Размер шрифта
-
+

Улица Красных Зорь (сборник) - стр. 6

«Ступени» – вещь гротескная, даже, пожалуй, абсурдистская, но она лучше всего передает страшную духоту поздних семидесятых, хотя и написана в 1966 году. Это время религиозных увлечений и паранормальных экспериментов советской интеллигенции – спиритизм, описанный у Трифонова, йога, описанная у Высоцкого, пророки и самозваные целители, зафиксированные в маканинском «Предтече», – презрительно и насмешливо описано в замечательном романе Владимира Кормера «Наследство», вещи столь ядовитой, что и диссиденты его приняли настороженно. Об этом же пишет Мамлеев, сам – порождение той эпохи, создатель «Южинского кружка»; и вот «Ступени» – как раз про это. Это уродливая вещь об уродстве (и юродстве), о том, в какие больные формы воплощается подпольная вера, как выглядит подпольное народничество, во что вообще обратилась русская интеллигенция в условиях тотального запрета. Многое здесь предугадано, вплоть до «оскорбления чувств верующих». Здесь много бреда, безумия, навязчивых идей, это по-настоящему больная книга, самая мамлеевская у Горенштейна, книга о том, как умирает русская душа – Зина; но эта душа такая юродивая, такая затравленная, что и сострадать ей трудно. Все герои производят впечатление либо безумных, либо слепых, либо глухонемых – да так оно и есть: безумен главный герой, в монастыре живет и работает артель глухонемых, а слепец доказывает всем, что слепота – идеальное состояние, а зрение только мешает восприятию красоты.

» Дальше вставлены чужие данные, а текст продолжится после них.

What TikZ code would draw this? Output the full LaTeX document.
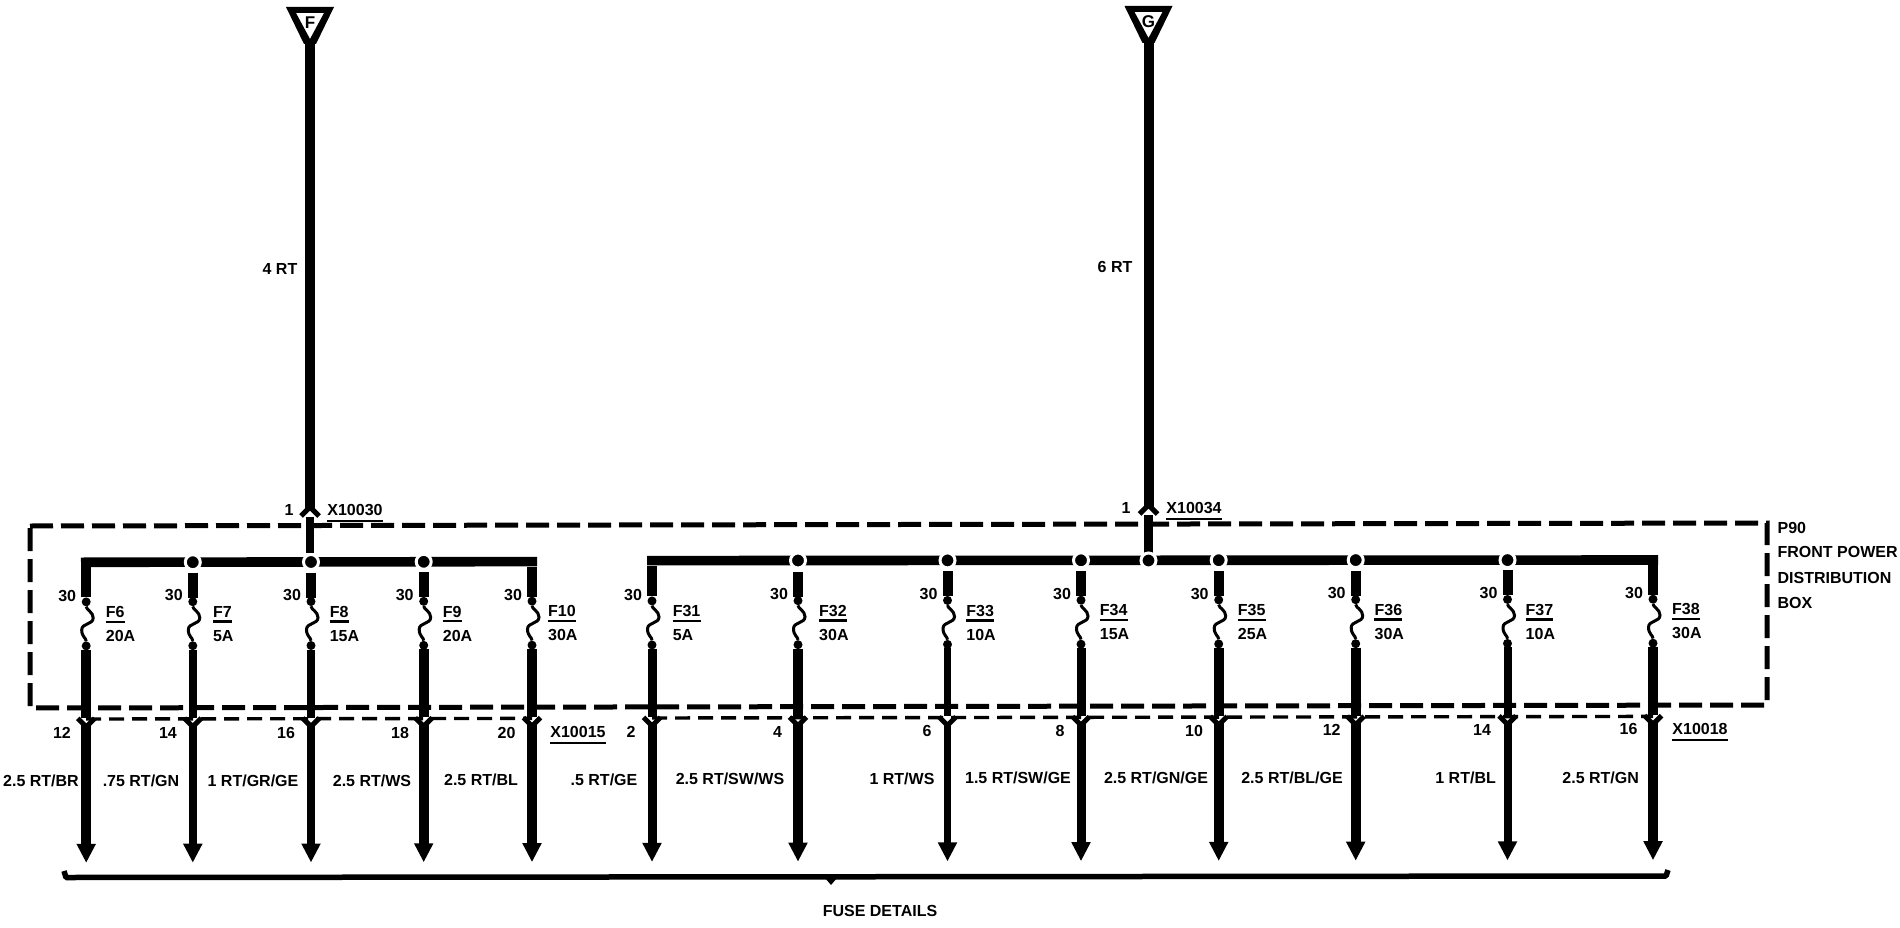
\documentclass[tikz,border=0pt]{standalone}
\usepackage{fontspec}
\setmainfont{Liberation Sans}
\usetikzlibrary{arrows.meta}
\tikzset{
  lab/.style={font=\fontsize{16}{16}\selectfont\bfseries,inner sep=0pt,text height=11.5pt,text depth=0pt},
  wire/.style={line width=#1,line cap=butt},
  wire/.default=10pt,
  feed/.style={wire=#1,-{Triangle[length=19pt,width=18pt]}},
  busline/.style={line width=9.6pt,line join=miter},
  jdot/.style={circle,fill=black,draw=white,line width=3pt,minimum size=15pt,inner sep=0pt},
  fdot/.style={circle,fill=black,minimum size=9pt,inner sep=0pt},
  link/.style={line width=3pt},
  boxdash/.style={line width=5pt,dash pattern=on 23pt off 8pt},
  pindash/.style={line width=3.4pt,dash pattern=on 15pt off 8pt},
  rulel/.style={line width=2.4pt},
  chev/.style={line width=5pt,line join=miter},
}
% id, x, lower wire width, fuse, rating, label offset, has junction dot
\newcommand\fusecol[7]{%
  \pgfmathsetmacro\sk{-3*(#2-30)/1740}
  \coordinate (bus#1) at (#2,{562+\sk});
  \coordinate (up#1) at (#2,{573+\sk});
  \coordinate (upe#1) at (#2,{598+\sk});
  \node[fdot] (ft#1) at (#2,{602+\sk}) {};
  \node[fdot] (fb#1) at (#2,{646+\sk}) {};
  \coordinate (lo#1) at (#2,{650+\sk});
  \coordinate (loe#1) at (#2,{718+\sk});
  \coordinate (yj#1) at (#2,{725+\sk});
  \coordinate (tip#1) at (#2,{863+\sk});
  \ifnum#7=1
    \draw[wire] (up#1) -- (upe#1);
  \fi
  \draw[link] (ft#1) .. controls (#2,{610+\sk}) and ({#2+7},{612+\sk}) .. ({#2+7},{618+\sk})
     .. controls ({#2+7},{625+\sk}) and ({#2-4.5},{623+\sk}) .. ({#2-4.5},{630+\sk})
     .. controls ({#2-4.5},{637+\sk}) and (#2,{638+\sk}) .. (fb#1);
  \draw[wire=#3] (lo#1) -- (loe#1);
  \draw[chev] ({#2-8.5},{718.5+\sk}) -- (#2,{727+\sk}) -- ({#2+8.5},{718.5+\sk});
  \draw[feed=#3] (yj#1) -- (tip#1);
  \node[lab] (th#1) at ({#2-19},{595.5+\sk}) {30};
  \node[lab,anchor=west] (fn#1) at ({#2+#6},{612+\sk}) {#4};
  \draw[rulel] ([yshift=-4pt]fn#1.south west) -- ([yshift=-4pt]fn#1.south east);
  \node[lab,anchor=west] (fr#1) at ({#2+#6},{636+\sk}) {#5};
}
% id, x, letter, top, chevron wing y
\newcommand\inpin[5]{%
  \fill[even odd rule] ({#2-24},#4) -- ({#2+24},#4) -- ({#2+6},{#4+37}) -- ({#2-6},{#4+37}) -- cycle
     ({#2-14},{#4+6}) -- ({#2+14},{#4+6}) -- (#2,{#4+32}) -- cycle;
  \node[lab,font=\fontsize{17}{17}\selectfont\bfseries] (t#1) at (#2,{#4+16}) {#3};
  \coordinate (w#1a) at (#2,{#4+35});
  \coordinate (w#1b) at (#2,{#5-6});
  \draw[wire] (w#1a) -- (w#1b);
  \draw[chev] ({#2-9},#5) -- (#2,{#5-9}) -- ({#2+9},#5);
  \coordinate (w#1c) at (#2,{#5+1});
  \coordinate (w#1d) at (#2,553);
  \draw[wire=8.5pt] (w#1c) -- (w#1d);
}
\begin{document}
\begin{tikzpicture}[x=1pt,y=-1pt]
\useasboundingbox (0,0) rectangle (1900,928);
\fill[white] (0,0) rectangle (1900,928);
% box
\coordinate (bxa) at (30,526);
\coordinate (bxb) at (1767,523);
\coordinate (bxc) at (1767,705);
\coordinate (bxd) at (30,708);
\draw[boxdash] (bxa) -- (bxb) -- (bxc) -- (bxd) -- cycle;
\draw[pindash] (86,719) -- (532,718.4);
\draw[pindash] (652,718) -- (1653,716.4);
% busses
\coordinate (b1a) at (86,597); \coordinate (b1b) at (86,562.3);
\coordinate (b1c) at (532,562); \coordinate (b1d) at (532,597);
\draw[wire] (b1a) -- (86,567);
\draw[wire] (b1d) -- (532,567);
\draw[busline] (81,562.3) -- (537,561.6);
\coordinate (b2a) at (652,596); \coordinate (b2d) at (1653,595);
\draw[wire] (b2a) -- (652,566);
\draw[wire] (b2d) -- (1653,565);
\draw[busline] (647,560.6) -- (1658,560);
% inputs
\inpin{F}{310}{F}{7}{516}
\inpin{G}{1148.5}{G}{6}{514}
% fuse columns
\fusecol{a}{86.2}{10pt}{F6}{20A}{19.5}{0}
\fusecol{b}{192.8}{8pt}{F7}{5A}{20}{1}
\fusecol{c}{311}{8pt}{F8}{15A}{18.6}{1}
\fusecol{d}{423.7}{10pt}{F9}{20A}{19}{1}
\fusecol{e}{532}{9.5pt}{F10}{30A}{16}{0}
\fusecol{f}{652}{9pt}{F31}{5A}{20.6}{0}
\fusecol{g}{798}{10pt}{F32}{30A}{21}{1}
\fusecol{h}{947.5}{7.5pt}{F33}{10A}{18.7}{1}
\fusecol{i}{1081}{9pt}{F34}{15A}{18.7}{1}
\fusecol{j}{1218.7}{10pt}{F35}{25A}{19}{1}
\fusecol{k}{1355.7}{10pt}{F36}{30A}{18.7}{1}
\fusecol{l}{1507.5}{8pt}{F37}{10A}{18}{1}
\fusecol{m}{1653}{10pt}{F38}{30A}{19}{0}
% junction dots
\foreach \n/\xx/\yy in {b/192.8/562.2,c/311/562,d/423.7/561.8,g/798/560.5,h/947.5/560.4,i/1081/560.3,gg/1148.5/560.5,j/1218.7/560.2,k/1355.7/560.1,l/1507.5/560.1}
  \node[jdot] (dot\n) at (\xx,\yy) {};
% connector labels
\node[lab] (p1) at (289,510) {1};
\node[lab] (xa) at (355,510) {X10030};
\draw[rulel] ([yshift=-5pt]xa.south west) -- ([yshift=-5pt]xa.south east);
\node[lab] (p2) at (1126,508) {1};
\node[lab] (xb) at (1194,508) {X10034};
\draw[rulel] ([yshift=-5pt]xb.south west) -- ([yshift=-5pt]xb.south east);
\node[lab] (xc) at (578,732) {X10015};
\draw[rulel] ([yshift=-5pt]xc.south west) -- ([yshift=-5pt]xc.south east);
\node[lab] (xd) at (1700,729) {X10018};
\draw[rulel] ([yshift=-5pt]xd.south west) -- ([yshift=-5pt]xd.south east);
\node[lab] (rt4) at (280,269) {4 RT};
\node[lab] (rt6) at (1115,267) {6 RT};
% pin numbers
\node[lab] (n12) at (62,733) {12};
\node[lab] (n14) at (168,733) {14};
\node[lab] (n16) at (286,733) {16};
\node[lab] (n18) at (400,733) {18};
\node[lab] (n20) at (506.6,732.5) {20};
\node[lab] (n2) at (631,731.7) {2};
\node[lab] (n4) at (777.5,731.5) {4};
\node[lab] (n6) at (927,731) {6};
\node[lab] (n8) at (1060,731) {8};
\node[lab] (n10) at (1194,730.5) {10};
\node[lab] (n12b) at (1331.7,730) {12};
\node[lab] (n14b) at (1482,730) {14};
\node[lab] (n16b) at (1628.5,729) {16};
% wire labels
\node[lab] (w1) at (41,780.7) {2.5 RT/BR};
\node[lab] (w2) at (141,780.7) {.75 RT/GN};
\node[lab] (w3) at (253,780.5) {1 RT/GR/GE};
\node[lab] (w4) at (372,780.3) {2.5 RT/WS};
\node[lab] (w5) at (481,780) {2.5 RT/BL};
\node[lab] (w6) at (604,779.5) {.5 RT/GE};
\node[lab] (w7) at (730,778.5) {2.5 RT/SW/WS};
\node[lab] (w8) at (902,778.3) {1 RT/WS};
\node[lab] (w9) at (1018,778) {1.5 RT/SW/GE};
\node[lab] (w10) at (1156,778) {2.5 RT/GN/GE};
\node[lab] (w11) at (1292,777.7) {2.5 RT/BL/GE};
\node[lab] (w12) at (1465.6,777.7) {1 RT/BL};
\node[lab] (w13) at (1600.7,777.7) {2.5 RT/GN};
% box labels
\node[lab,anchor=west] (box1) at (1777.4,528) {P90};
\node[lab,anchor=west] (box2) at (1777.4,552) {FRONT POWER};
\node[lab,anchor=west] (box3) at (1777.4,577.7) {DISTRIBUTION};
\node[lab,anchor=west] (box4) at (1777.4,602.7) {BOX};
% bracket
\coordinate (bra) at (64,871);
\coordinate (brb) at (66,877.5);
\coordinate (brc) at (1666,876);
\coordinate (brd) at (1668,870);
\draw[line width=5.5pt,line join=round] (bra) -- (brb) -- (brc) -- (brd);
\fill (825,878) -- (837,878) -- (831,885) -- cycle;
\node[lab] (fd) at (880,910.5) {FUSE DETAILS};
\end{tikzpicture}
\end{document}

Всё это на фоне всеобщей сексуальной озабоченности, ибо иных проявлений творческого начала не осталось. Герой «Ступеней», врач, говорит, что кончилось время воздуха и наступило время желчи; желчь и дальше будет преобладать в воспоминаниях Горенштейна о Родине, и после «Ступеней» особенно ясно, что не покинуть ее он не мог.

Очень может быть, что «Муха у капли чая», где человек, по определению Жоржа Нива́, «восемь лет провел в рабстве у злой и истеричной женщины», – тоже духовная автобиография, и сам автор, проведя в рабстве у России большую часть жизни, на свободе оказался в еще более безвыходном положении. И описывая свою российскую жизнь, Горенштейн, может статься, был прав: «Теперь, с многолетним опозданием, он понимает свою ошибку, неизбежную ошибку христианина-миссионера, пытающегося проповедовать там, где нужна лишь лопата могильщика». Кто из русских, особенно в нынешние, уже пост-горенштейновские, но предсказанные Горенштейном времена, – не думал иногда так? (Весьма интересно, что действие этой повести происходит удушливым летом 1972 года – тогда же, когда и трифоновский «Старик»: многим запомнилась та жара, многим внушила апокалиптические мысли. «Горит земля под ногами», как говорит в «Мухе» та самая истеричка.) Это же точно о нынешней России сказано: «В решающий момент ей легче снять с себя тысячелетние наслоения культуры, если того требует подлинный Хозяин, зовущий ее из Бездны». По Горенштейну, подлинный хозяин – женщины и России – обитает в бездне, и надо ли уточнять, как его зовут? Проблема в том, что после избавления от женщины – или Родины, – герой Горенштейна попадает в еще более глубокие бездны, и хотя творческая жизнь его как бы налаживается (именно как бы, потому что его продолжают не понимать и вдобавок цензурировать), но покоя нет ему и там. «Зеленый стебель легенды», который предлагает ему в финале Горенштейн, – утешение сомнительное.